Extract word for word the lines of the listing from its start to the line holding "const SX = 178.5 / 165;", both ends kept; pictures are not part of the copy.

* begin DATA EXTRACT *

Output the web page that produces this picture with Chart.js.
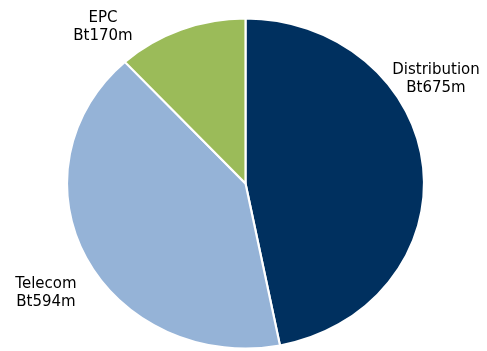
<!DOCTYPE html>
<html>
<head>
<meta charset="utf-8">
<script src="https://cdn.jsdelivr.net/npm/chart.js@4"></script>
<style>
html,body{margin:0;padding:0;background:#fff;}
#wrap{position:relative;width:487px;height:351px;}
</style>
</head>
<body>
<div id="wrap"><canvas id="c" width="487" height="351"></canvas></div>
<script>
const categories = ["Distribution", "Telecom", "EPC"];
const values = [675, 594, 170];
const valueLabels = ["Bt675m", "Bt594m", "Bt170m"];
const colors = ["#00305f", "#95b3d7", "#9bbb59"];

// label anchor positions (layout only)
const labelPos = [
  {x: 436, y: 70},
  {x: 46, y: 284},
  {x: 103, y: 18}
];

const SX = 178.5 / 165;

const ellipsePlugin = {
  id: 'ellipse',
  beforeDatasetsDraw(chart) {
    const ctx = chart.ctx;
    const meta = chart.getDatasetMeta(0);
    const cx = meta.data[0].x;
    ctx.save();
    ctx.translate(cx, 0);
    ctx.scale(SX, 1);
    ctx.translate(-cx, 0);
  },
  afterDatasetsDraw(chart) {
    chart.ctx.restore();
  }
};

const labelPlugin = {
  id: 'labels',
  afterDraw(chart) {
    const ctx = chart.ctx;
    ctx.save();
    ctx.font = '15px "DejaVu Sans", sans-serif';
    ctx.fillStyle = '#000000';
    ctx.textAlign = 'center';
    ctx.textBaseline = 'middle';
    categories.forEach((c, i) => {
      const p = labelPos[i];
      ctx.fillText(c, p.x, p.y);
      ctx.fillText(valueLabels[i], p.x, p.y + 18);
    });
    ctx.restore();
  }
};

new Chart(document.getElementById('c'), {
  type: 'pie',
  data: {
    labels: categories,
    datasets: [{
      data: values,
      backgroundColor: colors,
      borderColor: '#ffffff',
      borderWidth: 2,
      radius: 165
    }]
  },
  options: {
    responsive: false,
    animation: false,
    events: [],
    layout: {padding: {left: 4, right: 0, top: 16, bottom: 0}},
    plugins: {legend: {display: false}, tooltip: {enabled: false}}
  },
  plugins: [ellipsePlugin, labelPlugin]
});
</script>
</body>
</html>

* end DATA EXTRACT *

FINISHED ANSWER:
Output the web page that produces this picture with Chart.js.
<!DOCTYPE html>
<html>
<head>
<meta charset="utf-8">
<script src="https://cdn.jsdelivr.net/npm/chart.js@4"></script>
<style>
html,body{margin:0;padding:0;background:#fff;}
#wrap{position:relative;width:487px;height:351px;}
</style>
</head>
<body>
<div id="wrap"><canvas id="c" width="487" height="351"></canvas></div>
<script>
const categories = ["Distribution", "Telecom", "EPC"];
const values = [675, 594, 170];
const valueLabels = ["Bt675m", "Bt594m", "Bt170m"];
const colors = ["#00305f", "#95b3d7", "#9bbb59"];

// label anchor positions (layout only)
const labelPos = [
  {x: 436, y: 70},
  {x: 46, y: 284},
  {x: 103, y: 18}
];

const SX = 178.5 / 165;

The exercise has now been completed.